Stars of the representational art world align at Ventura conference
Genre's giants come to CLU event
A group of celebrities converged on the Crowne Plaza Hotel along the Ventura waterfront this week, but they weren’t celebrities in the Hollywood sense.
Names like Roger Scruton and Odd Nerdrum might not ring a bell to people unfamiliar with the representational art world. But to organizers and attendees at the Representational Art Conference 2014, hearing talks by British philosopher Scruton and Norwegian painter Nerdrum in person was like being in the presence of rock stars.
“It’s like David Bowie’s here. It’s fantastic,” said California Lutheran University professor Michael Pearce, referring to Nerdrum, whom he described as the greatest living representational painter of the 21st century.
Pearce, who served as co-chairman of the event with fellow professor Michael Adams, likened Scruton to the art-world equivalent of U2 frontman Bono.
Scruton is the author of the controversial 2009 book “Beauty,” which explored what makes an object beautiful, and host of the BBC Two television show “Why Beauty Matters.”
“I was sitting down to dinner with him last night, sitting with David Bowie on one side and Bono on the other. Mike and I, we were giggling like schoolboys,” Pearce said. “It’s a fantasy, the whole thing. It’s amazing.”
More than 350 people from around the world attended the conference, which included art demonstrations, panel discussions, off-site excursions to area museums and presentations ranging from the healing power of portrait sitting to self-portraits in age Facebook.

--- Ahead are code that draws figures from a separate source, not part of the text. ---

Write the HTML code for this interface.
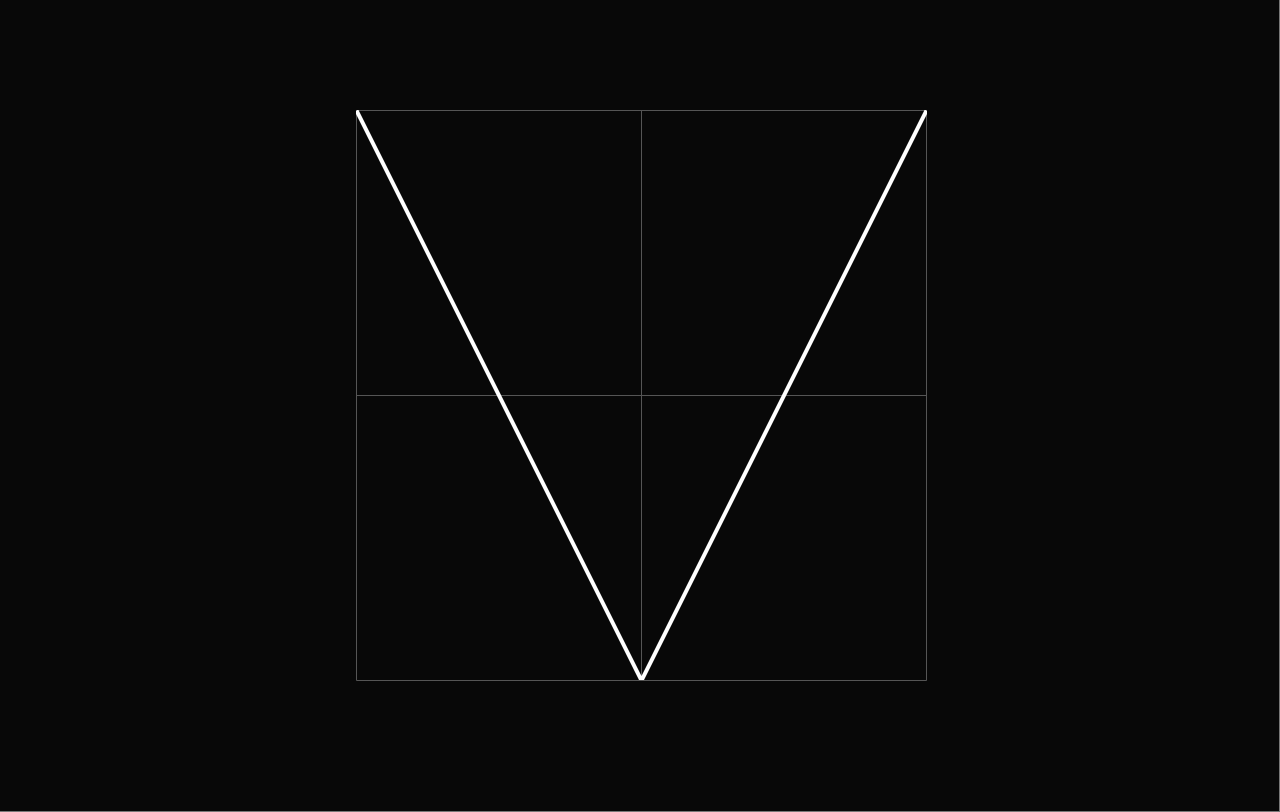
<!DOCTYPE html>
<html><head><meta charset="utf-8"><style>
html,body{margin:0;padding:0;background:#080808;}
svg{display:block;}
</style></head><body>
<svg id="chart" width="1280" height="812" xmlns="http://www.w3.org/2000/svg">
<defs><clipPath id="plotclip"><rect x="356" y="110" width="571" height="570"/></clipPath></defs>
<rect x="0" y="0" width="1280" height="812" fill="#080808"/>
<line x1="1279.5" y1="0" x2="1279.5" y2="812" stroke="#777" stroke-width="1"/>
<line x1="0" y1="811.5" x2="1280" y2="811.5" stroke="#777" stroke-width="1"/>
<g id="grid"></g>
<g id="series" clip-path="url(#plotclip)"></g>
</svg>
<script>
const xValues = [-1, 0, 1];
const yValues = [1, 0, 1];
const xGridTicks = [-1, 0, 1];
const yGridTicks = [0, 0.5, 1];

const X0 = 356.5, X1 = 926.5, Y0 = 680.5, Y1 = 110.5;
function sx(v){ return X0 + (v - (-1)) / 2 * (X1 - X0); }
function sy(v){ return Y0 - (v - 0) / 1 * (Y0 - Y1); }
const NS = 'http://www.w3.org/2000/svg';
const grid = document.getElementById('grid');
xGridTicks.forEach(function(t){
  const l = document.createElementNS(NS, 'line');
  l.setAttribute('x1', sx(t)); l.setAttribute('x2', sx(t));
  l.setAttribute('y1', Y0); l.setAttribute('y2', Y1);
  l.setAttribute('stroke', '#555'); l.setAttribute('stroke-width', '1');
  
  
  grid.appendChild(l);
});
yGridTicks.forEach(function(t){
  const l = document.createElementNS(NS, 'line');
  l.setAttribute('x1', X0); l.setAttribute('x2', X1);
  l.setAttribute('y1', sy(t)); l.setAttribute('y2', sy(t));
  l.setAttribute('stroke', '#555'); l.setAttribute('stroke-width', '1');
  
  
  grid.appendChild(l);
});
const pts = xValues.map(function(x, i){ return sx(x) + ',' + sy(yValues[i]); }).join(' ');
const pl = document.createElementNS(NS, 'polyline');
pl.setAttribute('points', pts);
pl.setAttribute('fill', 'none');
pl.setAttribute('stroke', '#ffffff');
pl.setAttribute('stroke-width', '4');
pl.setAttribute('stroke-linejoin', 'miter');


document.getElementById('series').appendChild(pl);
</script>
</body></html>
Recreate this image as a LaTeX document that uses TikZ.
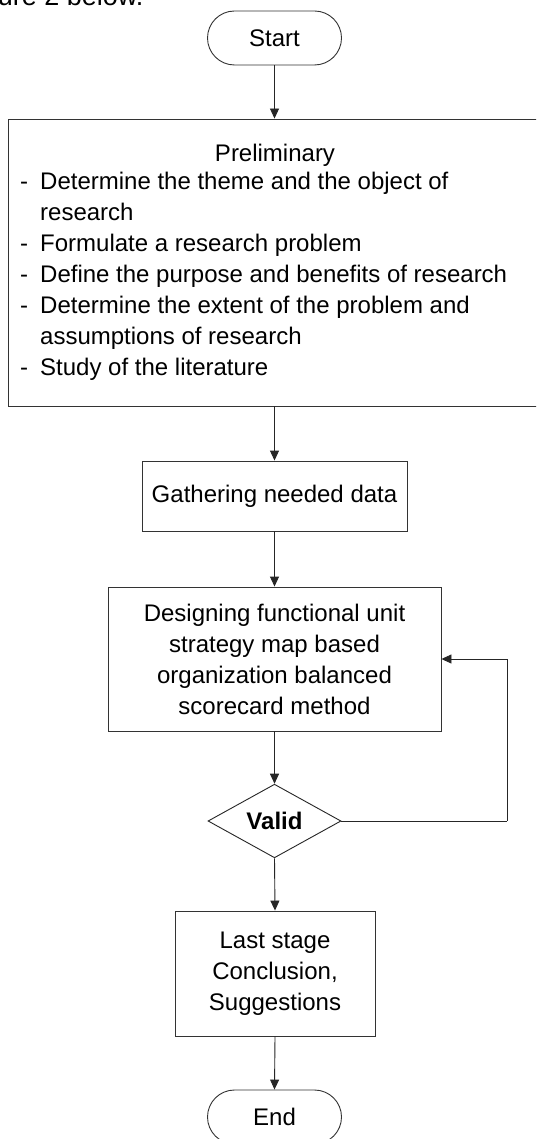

Speakers and participants included artists, scholars, collectors and curators from across the United States, Europe, Asia and the Middle East.
The event, sponsored by CLU, is in its second year and is the only international academic conference on representational art in the world, Pearce said. It began Sunday evening and ran through Wednesday.
“We realized that there was a profound lack of venue for academic discussion of what was happening in representational art, in spite of the fact that there was so much really excellent representational art being done,” Pearce said. “It’s a unique event. As an academic conference there’s nothing else like it.”